Images are not part of the copy; write out the rest of the data exactly as given.

——————

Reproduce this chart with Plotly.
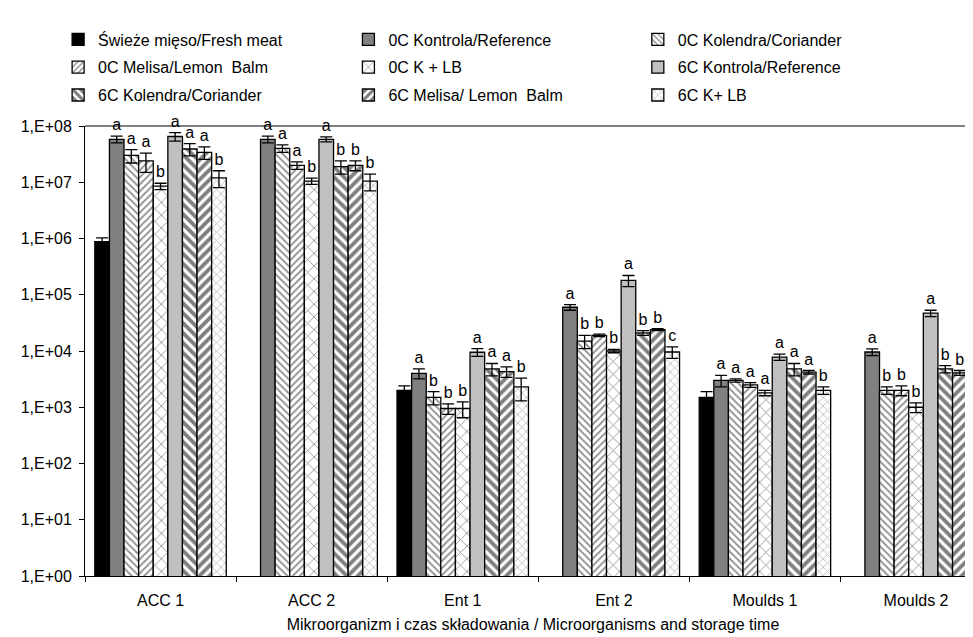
import plotly.graph_objects as go

categories = ["ACC 1", "ACC 2", "Ent 1", "Ent 2", "Moulds 1", "Moulds 2"]

series_names = [
    "Świeże mięso/Fresh meat",
    "0C Kontrola/Reference",
    "0C Kolendra/Coriander",
    "0C Melisa/Lemon  Balm",
    "0C K + LB",
    "6C Kontrola/Reference",
    "6C Kolendra/Coriander",
    "6C Melisa/ Lemon  Balm",
    "6C K+ LB",
]

fresh_meat = [8.8e5, None, 2.0e3, None, 1.5e3, None]
c0_reference = [5.8e7, 5.8e7, 4.0e3, 6.0e4, 3.0e3, 9.6e3]
c0_coriander = [3.0e7, 4.0e7, 1.5e3, 1.5e4, 3.0e3, 2.0e3]
c0_lemon_balm = [2.4e7, 2.0e7, 9.5e2, 1.9e4, 2.5e3, 2.0e3]
c0_k_lb = [8.5e6, 1.05e7, 9.5e2, 1.0e4, 1.8e3, 1.0e3]
c6_reference = [6.5e7, 5.8e7, 9.5e3, 1.8e5, 7.8e3, 4.7e4]
c6_coriander = [3.9e7, 1.9e7, 4.8e3, 2.1e4, 4.8e3, 4.8e3]
c6_lemon_balm = [3.4e7, 2.0e7, 4.3e3, 2.4e4, 4.2e3, 4.1e3]
c6_k_lb = [1.2e7, 1.05e7, 2.3e3, 9.6e3, 2.0e3, 2.4e3]

fresh_meat_err = [1.5e5, None, 4.0e2, None, 4.0e2, None]
c0_reference_err = [8e6, 8e6, 8e2, 7e3, 7e2, 1.3e3]
c0_coriander_err = [8e6, 6e6, 4e2, 4e3, 2e2, 3e2]
c0_lemon_balm_err = [9e6, 3e6, 2e2, 1e3, 2.5e2, 4e2]
c0_k_lb_err = [1.1e6, 1.3e6, 3e2, 7e2, 2e2, 2e2]
c6_reference_err = [1.1e7, 6e6, 1.5e3, 4e4, 1e3, 6e3]
c6_coriander_err = [9.5e6, 5e6, 1.2e3, 2e3, 1.2e3, 7e2]
c6_lemon_balm_err = [8.5e6, 4e6, 9e2, 1e3, 3e2, 4e2]
c6_k_lb_err = [4e6, 3.5e6, 1e3, 2.2e3, 3e2, 5e2]

fresh_meat_letters = ["", "", "", "", "", ""]
c0_reference_letters = ["a", "a", "a", "a", "a", "a"]
c0_coriander_letters = ["a", "a", "b", "b", "a", "b"]
c0_lemon_balm_letters = ["a", "a", "b", "b", "a", "b"]
c0_k_lb_letters = ["b", "b", "b", "b", "a", "b"]
c6_reference_letters = ["a", "a", "a", "a", "a", "a"]
c6_coriander_letters = ["a", "b", "a", "b", "a", "b"]
c6_lemon_balm_letters = ["a", "b", "a", "b", "a", "b"]
c6_k_lb_letters = ["b", "b", "b", "c", "b", "b"]

y_tick_vals = [1, 10, 100, 1e3, 1e4, 1e5, 1e6, 1e7, 1e8]
y_tick_text = ["1,E+00", "1,E+01", "1,E+02", "1,E+03", "1,E+04", "1,E+05", "1,E+06", "1,E+07", "1,E+08"]

x_title = "Mikroorganizm i czas składowania / Microorganisms and storage time"

values = [fresh_meat, c0_reference, c0_coriander, c0_lemon_balm, c0_k_lb,
          c6_reference, c6_coriander, c6_lemon_balm, c6_k_lb]
errors = [fresh_meat_err, c0_reference_err, c0_coriander_err, c0_lemon_balm_err, c0_k_lb_err,
          c6_reference_err, c6_coriander_err, c6_lemon_balm_err, c6_k_lb_err]
letters = [fresh_meat_letters, c0_reference_letters, c0_coriander_letters, c0_lemon_balm_letters,
           c0_k_lb_letters, c6_reference_letters, c6_coriander_letters, c6_lemon_balm_letters,
           c6_k_lb_letters]

styles = [
    ("#000000", None),
    ("#808080", None),
    ("#ffffff", dict(shape="\\", size=5, solidity=0.35, fgcolor="#202020", fillmode="overlay")),
    ("#ffffff", dict(shape="/", size=5, solidity=0.35, fgcolor="#202020", fillmode="overlay")),
    ("#ffffff", dict(shape="x", size=9, solidity=0.18, fgcolor="#202020", fillmode="overlay")),
    ("#c0c0c0", None),
    ("#ffffff", dict(shape="\\", size=7, solidity=0.55, fgcolor="#000000", fillmode="overlay")),
    ("#ffffff", dict(shape="/", size=7, solidity=0.55, fgcolor="#000000", fillmode="overlay")),
    ("#ffffff", dict(shape="x", size=6, solidity=0.25, fgcolor="#707070", fillmode="overlay")),
]

legend_of = ["legend", "legend2", "legend3"]

FONT = "Liberation Sans"
FS = 16
fig = go.Figure()

for i, name in enumerate(series_names):
    color, pattern = styles[i]
    marker = dict(color=color, line=dict(color="#000000", width=1.3))
    if pattern:
        marker["pattern"] = pattern
    fig.add_trace(go.Bar(
        x=categories, y=values[i], name=name,
        offsetgroup=str(i), legendgroup=name,
        legend=legend_of[i % 3],
        marker=marker,
        error_y=dict(type="data", array=errors[i], visible=True,
                     color="#000000", thickness=1.3, width=6),
    ))

# letters: invisible bars reaching the top of each error bar, labelled outside
for i, name in enumerate(series_names):
    tops = [None if v is None else v + e for v, e in zip(values[i], errors[i])]
    fig.add_trace(go.Bar(
        x=categories, y=tops, offsetgroup=str(i), showlegend=False,
        marker=dict(color="rgba(0,0,0,0)", line=dict(width=0)),
        text=letters[i], textposition="outside", constraintext="none",
        textfont=dict(family=FONT, size=FS, color="#000000"),
        cliponaxis=False, hoverinfo="skip",
    ))

legend_common = dict(
    orientation="v", yanchor="top", xanchor="left",
    traceorder="grouped", tracegroupgap=4,
    font=dict(family=FONT, size=FS, color="#000000"),
    bgcolor="rgba(0,0,0,0)", itemclick=False,
)

fig.update_layout(
    width=973, height=637,
    barmode="group", bargap=0.13, bargroupgap=0,
    plot_bgcolor="#ffffff", paper_bgcolor="#ffffff",
    margin=dict(l=77, r=0, t=118, b=69),
    font=dict(family=FONT, size=FS, color="#000000"),
    legend=dict(x=-0.03, y=1.23, **legend_common),
    legend2=dict(x=0.294, y=1.23, **legend_common),
    legend3=dict(x=0.617, y=1.23, **legend_common),
    xaxis=dict(
        type="category", range=[-0.5, 5.43],
        showline=True, linecolor="#000000", linewidth=1,
        ticks="outside", tickson="boundaries", ticklen=5, tickcolor="#000000",
        showgrid=False, ticklabelstandoff=10,
        title=dict(text=x_title, font=dict(family=FONT, size=16), standoff=10),
        tickfont=dict(family=FONT, size=FS),
    ),
    yaxis=dict(
        type="log", range=[0, 8],
        tickvals=y_tick_vals, ticktext=y_tick_text,
        showline=True, linecolor="#000000", linewidth=1,
        ticks="outside", ticklen=5, tickcolor="#000000",
        showgrid=False, zeroline=False, ticklabelstandoff=4,
        tickfont=dict(family=FONT, size=FS),
    ),
    shapes=[dict(type="line", xref="paper", yref="paper", x0=0, x1=1, y0=1, y1=1,
                 line=dict(color="#808080", width=2), layer="below")],
    showlegend=True,
)

fig.write_html("out.html")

——————

» Answer to this task
Reproduce this chart with Plotly.
import plotly.graph_objects as go

categories = ["ACC 1", "ACC 2", "Ent 1", "Ent 2", "Moulds 1", "Moulds 2"]

series_names = [
    "Świeże mięso/Fresh meat",
    "0C Kontrola/Reference",
    "0C Kolendra/Coriander",
    "0C Melisa/Lemon  Balm",
    "0C K + LB",
    "6C Kontrola/Reference",
    "6C Kolendra/Coriander",
    "6C Melisa/ Lemon  Balm",
    "6C K+ LB",
]

fresh_meat = [8.8e5, None, 2.0e3, None, 1.5e3, None]
c0_reference = [5.8e7, 5.8e7, 4.0e3, 6.0e4, 3.0e3, 9.6e3]
c0_coriander = [3.0e7, 4.0e7, 1.5e3, 1.5e4, 3.0e3, 2.0e3]
c0_lemon_balm = [2.4e7, 2.0e7, 9.5e2, 1.9e4, 2.5e3, 2.0e3]
c0_k_lb = [8.5e6, 1.05e7, 9.5e2, 1.0e4, 1.8e3, 1.0e3]
c6_reference = [6.5e7, 5.8e7, 9.5e3, 1.8e5, 7.8e3, 4.7e4]
c6_coriander = [3.9e7, 1.9e7, 4.8e3, 2.1e4, 4.8e3, 4.8e3]
c6_lemon_balm = [3.4e7, 2.0e7, 4.3e3, 2.4e4, 4.2e3, 4.1e3]
c6_k_lb = [1.2e7, 1.05e7, 2.3e3, 9.6e3, 2.0e3, 2.4e3]

fresh_meat_err = [1.5e5, None, 4.0e2, None, 4.0e2, None]
c0_reference_err = [8e6, 8e6, 8e2, 7e3, 7e2, 1.3e3]
c0_coriander_err = [8e6, 6e6, 4e2, 4e3, 2e2, 3e2]
c0_lemon_balm_err = [9e6, 3e6, 2e2, 1e3, 2.5e2, 4e2]
c0_k_lb_err = [1.1e6, 1.3e6, 3e2, 7e2, 2e2, 2e2]
c6_reference_err = [1.1e7, 6e6, 1.5e3, 4e4, 1e3, 6e3]
c6_coriander_err = [9.5e6, 5e6, 1.2e3, 2e3, 1.2e3, 7e2]
c6_lemon_balm_err = [8.5e6, 4e6, 9e2, 1e3, 3e2, 4e2]
c6_k_lb_err = [4e6, 3.5e6, 1e3, 2.2e3, 3e2, 5e2]

fresh_meat_letters = ["", "", "", "", "", ""]
c0_reference_letters = ["a", "a", "a", "a", "a", "a"]
c0_coriander_letters = ["a", "a", "b", "b", "a", "b"]
c0_lemon_balm_letters = ["a", "a", "b", "b", "a", "b"]
c0_k_lb_letters = ["b", "b", "b", "b", "a", "b"]
c6_reference_letters = ["a", "a", "a", "a", "a", "a"]
c6_coriander_letters = ["a", "b", "a", "b", "a", "b"]
c6_lemon_balm_letters = ["a", "b", "a", "b", "a", "b"]
c6_k_lb_letters = ["b", "b", "b", "c", "b", "b"]

y_tick_vals = [1, 10, 100, 1e3, 1e4, 1e5, 1e6, 1e7, 1e8]
y_tick_text = ["1,E+00", "1,E+01", "1,E+02", "1,E+03", "1,E+04", "1,E+05", "1,E+06", "1,E+07", "1,E+08"]

x_title = "Mikroorganizm i czas składowania / Microorganisms and storage time"

values = [fresh_meat, c0_reference, c0_coriander, c0_lemon_balm, c0_k_lb,
          c6_reference, c6_coriander, c6_lemon_balm, c6_k_lb]
errors = [fresh_meat_err, c0_reference_err, c0_coriander_err, c0_lemon_balm_err, c0_k_lb_err,
          c6_reference_err, c6_coriander_err, c6_lemon_balm_err, c6_k_lb_err]
letters = [fresh_meat_letters, c0_reference_letters, c0_coriander_letters, c0_lemon_balm_letters,
           c0_k_lb_letters, c6_reference_letters, c6_coriander_letters, c6_lemon_balm_letters,
           c6_k_lb_letters]

styles = [
    ("#000000", None),
    ("#808080", None),
    ("#ffffff", dict(shape="\\", size=5, solidity=0.35, fgcolor="#202020", fillmode="overlay")),
    ("#ffffff", dict(shape="/", size=5, solidity=0.35, fgcolor="#202020", fillmode="overlay")),
    ("#ffffff", dict(shape="x", size=9, solidity=0.18, fgcolor="#202020", fillmode="overlay")),
    ("#c0c0c0", None),
    ("#ffffff", dict(shape="\\", size=7, solidity=0.55, fgcolor="#000000", fillmode="overlay")),
    ("#ffffff", dict(shape="/", size=7, solidity=0.55, fgcolor="#000000", fillmode="overlay")),
    ("#ffffff", dict(shape="x", size=6, solidity=0.25, fgcolor="#707070", fillmode="overlay")),
]

legend_of = ["legend", "legend2", "legend3"]

FONT = "Liberation Sans"
FS = 16
fig = go.Figure()

for i, name in enumerate(series_names):
    color, pattern = styles[i]
    marker = dict(color=color, line=dict(color="#000000", width=1.3))
    if pattern:
        marker["pattern"] = pattern
    fig.add_trace(go.Bar(
        x=categories, y=values[i], name=name,
        offsetgroup=str(i), legendgroup=name,
        legend=legend_of[i % 3],
        marker=marker,
        error_y=dict(type="data", array=errors[i], visible=True,
                     color="#000000", thickness=1.3, width=6),
    ))

# letters: invisible bars reaching the top of each error bar, labelled outside
for i, name in enumerate(series_names):
    tops = [None if v is None else v + e for v, e in zip(values[i], errors[i])]
    fig.add_trace(go.Bar(
        x=categories, y=tops, offsetgroup=str(i), showlegend=False,
        marker=dict(color="rgba(0,0,0,0)", line=dict(width=0)),
        text=letters[i], textposition="outside", constraintext="none",
        textfont=dict(family=FONT, size=FS, color="#000000"),
        cliponaxis=False, hoverinfo="skip",
    ))

legend_common = dict(
    orientation="v", yanchor="top", xanchor="left",
    traceorder="grouped", tracegroupgap=4,
    font=dict(family=FONT, size=FS, color="#000000"),
    bgcolor="rgba(0,0,0,0)", itemclick=False,
)

fig.update_layout(
    width=973, height=637,
    barmode="group", bargap=0.13, bargroupgap=0,
    plot_bgcolor="#ffffff", paper_bgcolor="#ffffff",
    margin=dict(l=77, r=0, t=118, b=69),
    font=dict(family=FONT, size=FS, color="#000000"),
    legend=dict(x=-0.03, y=1.23, **legend_common),
    legend2=dict(x=0.294, y=1.23, **legend_common),
    legend3=dict(x=0.617, y=1.23, **legend_common),
    xaxis=dict(
        type="category", range=[-0.5, 5.43],
        showline=True, linecolor="#000000", linewidth=1,
        ticks="outside", tickson="boundaries", ticklen=5, tickcolor="#000000",
        showgrid=False, ticklabelstandoff=10,
        title=dict(text=x_title, font=dict(family=FONT, size=16), standoff=10),
        tickfont=dict(family=FONT, size=FS),
    ),
    yaxis=dict(
        type="log", range=[0, 8],
        tickvals=y_tick_vals, ticktext=y_tick_text,
        showline=True, linecolor="#000000", linewidth=1,
        ticks="outside", ticklen=5, tickcolor="#000000",
        showgrid=False, zeroline=False, ticklabelstandoff=4,
        tickfont=dict(family=FONT, size=FS),
    ),
    shapes=[dict(type="line", xref="paper", yref="paper", x0=0, x1=1, y0=1, y1=1,
                 line=dict(color="#808080", width=2), layer="below")],
    showlegend=True,
)

fig.write_html("out.html")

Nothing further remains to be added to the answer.